Technology of the Earth

8/3/18 – FOR IMMEDIATE RELEASE – 420 INTERACTIVE

CONTACT:

Robert Lundahl 415.205.3481 robert@studio-rla.com
Adam Francis 858.775.0821 adam@420interactive.com

Technology of the Earth

By Robert Lundahl and Adam McWilliams

LOS ANGELES, CA– Korean natural farming utilizes Indigenous microorganisms to build an ecosystem from an ecosystem that already exists. The process involves making a fingerprint of biology, all the biology in the soil, in the form of a “loaf” of fungus, yeast and bacteria, that regulate the ecosystem of the forest

These are the organisms that break down organic matter and recycle minerals in the soil, making these materials water soluble.
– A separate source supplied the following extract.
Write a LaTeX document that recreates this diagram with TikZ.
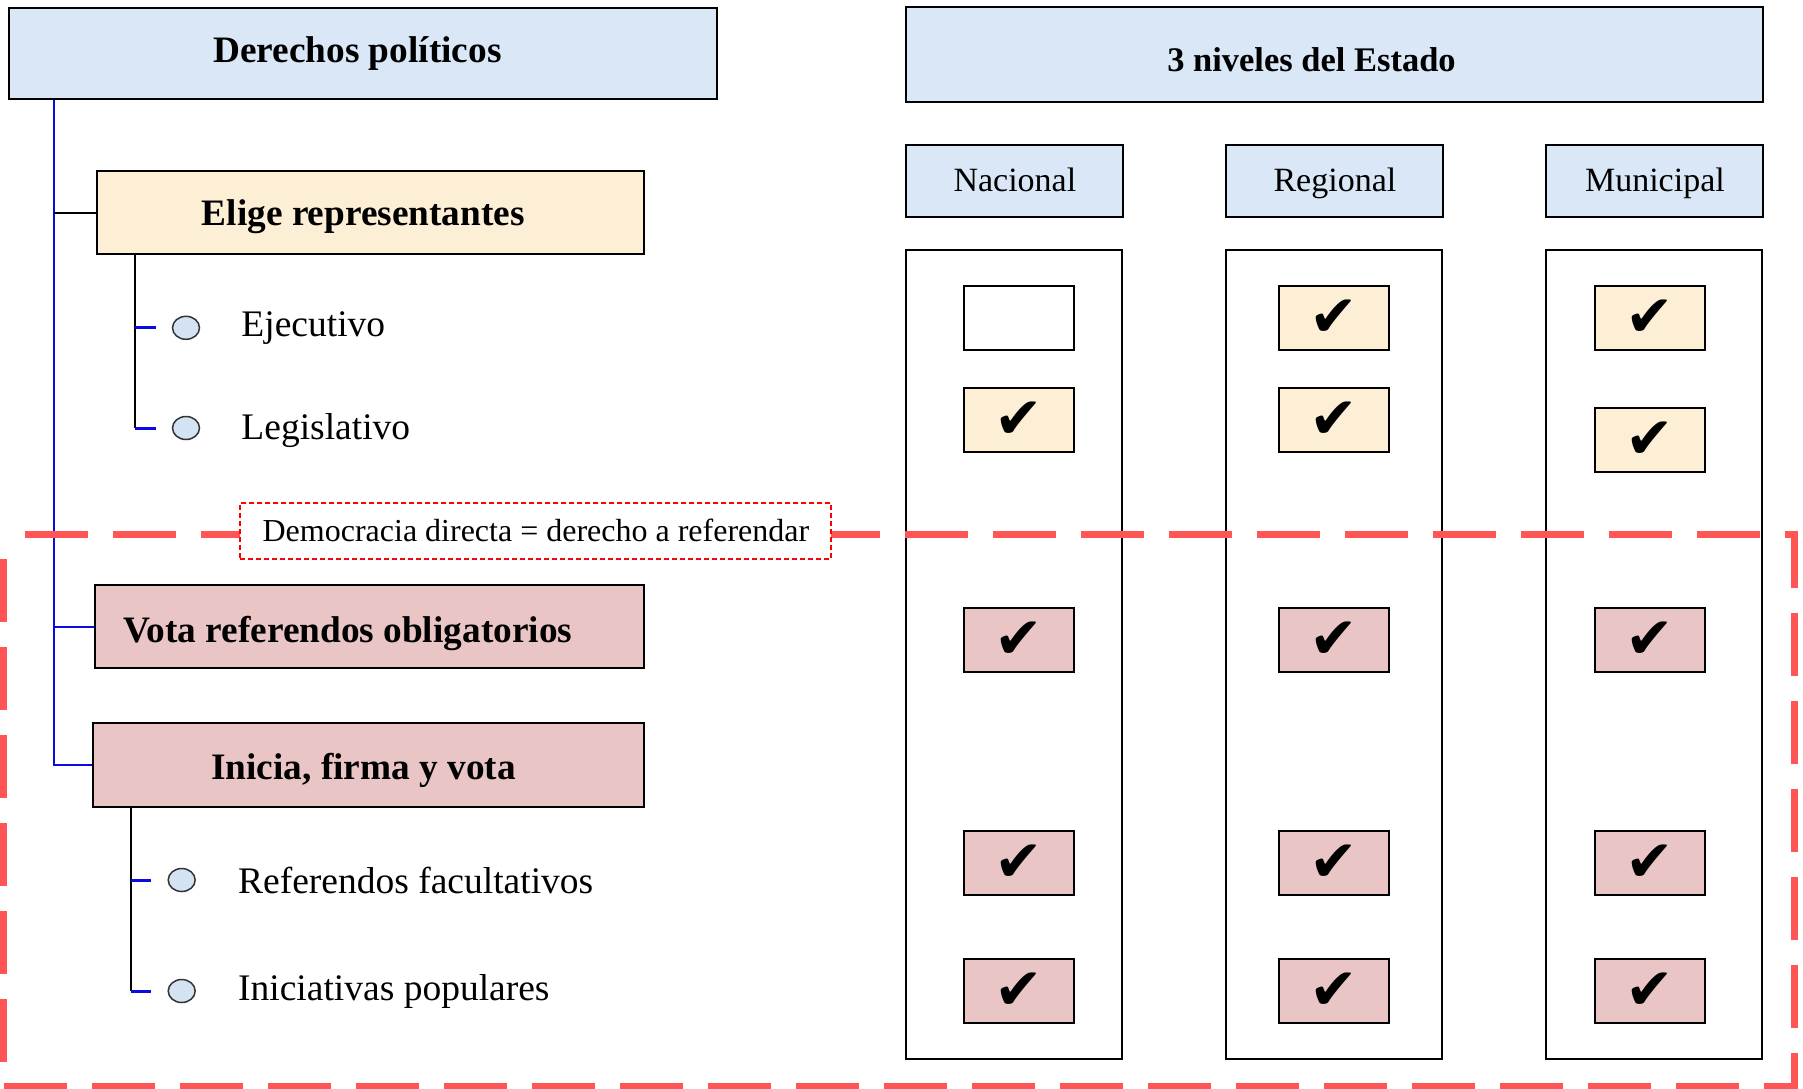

Other decomposers may be cultured to eat minerals, and they in turn will be eaten by other microorganisms, as happens in the ryzosphere. Plants release exudates, sugars and other kinds of acids. The plant selects which microbe it wants at just the right moment, and then attracts the microbes to them by feeding them. Trees produce sap from photosynthesis, saving 30% for use by microbes in the roots. If a tree wants phosphorus, it attracts for that, microbe specific.
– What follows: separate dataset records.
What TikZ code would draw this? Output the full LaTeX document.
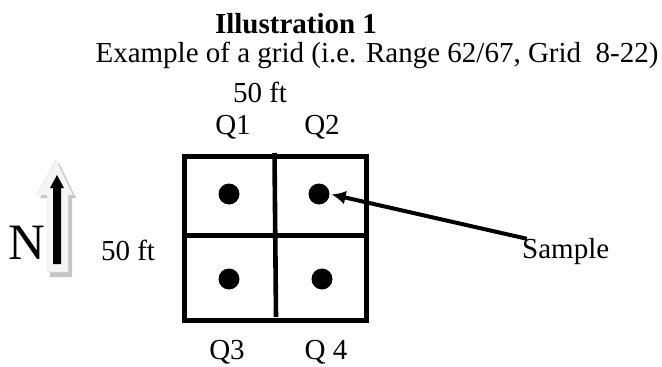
\documentclass[tikz,border=0pt]{standalone}
\usepackage{fontspec}
\setmainfont{Liberation Serif}
\usepackage{tikz}
\usetikzlibrary{arrows,arrows.meta}
\usetikzlibrary{positioning}

\begin{document}
\begin{tikzpicture}[>={Latex[length=14pt,width=14pt]}, x=1pt, y=-1pt]
\tikzstyle{txt}=[font=\fontsize{29}{34}\selectfont, inner sep=0pt, anchor=base]
\tikzstyle{gridline}=[line width=4.6pt]
\tikzstyle{dot}=[circle, fill=black, minimum size=21pt, inner sep=0pt]
\useasboundingbox (0,0) rectangle (662,367);
% title
\node[txt, font=\fontsize{29}{34}\selectfont\bfseries] (title) at (296,33) {Illustration 1};
\node[txt] (sub) at (377,62) {Example of a grid (i.e. Range 62/67, Grid\ \ 8-22)};
% sides and quarters
\node[txt] (top) at (260,102) {50 ft};
\node[txt] (left) at (128,260) {50 ft};
\node[txt] (q1) at (233,134) {Q1};
\node[txt] (q2) at (322,134) {Q2};
\node[txt] (q3) at (227,359) {Q3};
\node[txt] (q4) at (326,359) {Q 4};
% grid square
\draw[gridline] (184.5,156.5) rectangle (366.5,320.5);
\draw[gridline] (184.5,235.5) -- (366.5,235.5);
\draw[gridline] (274.5,153) -- (276,317);
% samples
\node[dot] (s1) at (229,194) {};
\node[dot] (s2) at (319,194) {};
\node[dot] (s3) at (229,279) {};
\node[dot] (s4) at (322,279) {};
\node[txt, anchor=base west] (sample) at (522,258) {Sample};
\draw[->, line width=4pt, shorten <=-5pt, shorten >=2pt] (sample.north west) -- (s2.east);
% north arrow
\fill[gray!45] (59,163) -- (76,198) -- (72,198) -- (72,277) -- (50,277) -- (50,198) -- (40,198) -- cycle;
\draw[gray!25, fill=gray!8] (56,160) -- (73,195) -- (68,195) -- (68,272) -- (47,272) -- (47,195) -- (37,195) -- cycle;
\fill[black] (57,175) -- (64,188) -- (61,188) -- (61,264) -- (53,264) -- (53,188) -- (50,188) -- cycle;
\node[font=\fontsize{51}{56}\selectfont, inner sep=0pt, anchor=base] (north) at (27,259) {N};
\end{tikzpicture}
\end{document}
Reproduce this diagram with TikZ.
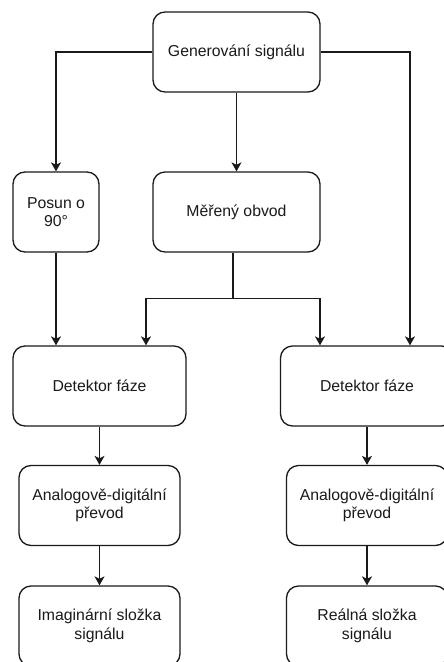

It can be said that Korean natural farming grows microorganisms, which in turn feed the plant. This is more efficient that attempting to grow plants in depleted or polluted soils because the process works with nature. It is adaptive.

The world beneath the surface of the soil is one humans do not completely understand. Goals and values associated with the practice are:

Cultivate diversity

Cultivate indigenous strains of organisms

Culture microbes themselves

IMO 1.

To begin, we start with a basket of plant material. Cook it to a starch to feed the microorganisms. What works the best is white rice because the grain structure allows air tunnels through the medium.

Fill the basket 2/3 with white rice, then go to the forest to find areas where white microorganisms and fungi are going crazy, and place the negative material, box of food, on top of the fungal network, then turn the mass of white rice into a loaf/marshmellow. It’s like creating a tempeh loaf of biology. Microbes are cultivated in the rice.

Next, massage a bunch of brown sugar into the rice. The rice has been dry cooked, by using less water, so the rice is fully cooked but crunchy, cultivating air breathing microbes.

Leave the rice in place. This stage of the process is known as IMO1. Adding the brown sugar, dry and absorbent, sucks out all the moisture in the fungus and makes it go dormant, like salting fish, it is then preserved, a preserved collection of IMO.

IMO2.

IMO2 begins by accumulating bran, husk of macadamia or other husks, then making a separate 5 gallon bucket of water.

The mixture may used for probiotics and herbal tinctures, and plant foods that select for biology type. Take a little bit, a tablespoon, dilute it and pour that into big pile of bran. The pile of bran turns onto a matte, growing microorganisms in the trillions and trillions.

To make IMO3, the bran fermented with the forest organisms, pour the bucket of water into the bran. Microorganisms which are broadcast into the substrate, farming microorganisms (fungus). Fungus yeast and bacteria are a unique set from the forest and the fermentation process is feeding them. Now we have fermented bran.

IMO3.

Mix with soil and add more moisture and more nutrients. This creates a “greeting party” as microbes from the IMO3 interact with microbes in your own soil. Here, we create familiarity so as to allow microbes to thrive in a collaborative environment that matches the soil precisely. You’re introducing all the biology from where you grow your plants when you mix it in the IMO from the forest. They fight their wars, make love, and reproduce a generation every 30 seconds. Thousands of generations.

Here, the intention is to create stability beforehand, and thereby reduce stress on the environment during grow, collecting thousands of strains of microorganisms.

IMO4.

Once this is dried up and finished, and all the moisture has been used, we are left with a pile of spores. Dust a small amount, then broadcast over the soil and the cannabis plant sends out the correct exudate (sugars or acids) to select the needed IMO and therefore draw the nutrients they need. The plant is in control and selects for exact strain of microorganism, what they want to keep alive, or sets of microorganisms, all living complex interactions with each other, or the other set for nutrient needs. We are literally bringing the skin of the earth back to what it used to be.

All the other nutrients come from waste products, fish guts, bones, and shells from animals, and create own their solutions, farming microbes, which farm our plants, which then regulate the entire ecosystem of above ground plants.

Although this information comes from Korea these practices have been in use but all over the planet. In Celtic traditions, “A Book of Evasions” mentions a technique of farming that turned rocks into soil. Fungus does that. Korean natural farming utilizes the interaction of biology and farming with a human hand in putting it all together.

In recent years and centuries we have coated the planet in heavy metals, making indigenous systems, which do not have the energy to break down these toxic intruders, die. A technology of the earth that heals the skin of the planet, this exponential solution reproduces, not in a linear fashion, but with the potential to undo human interventions accumulated over hundreds of years.

One spore turns into trillions, and the soil is reborn.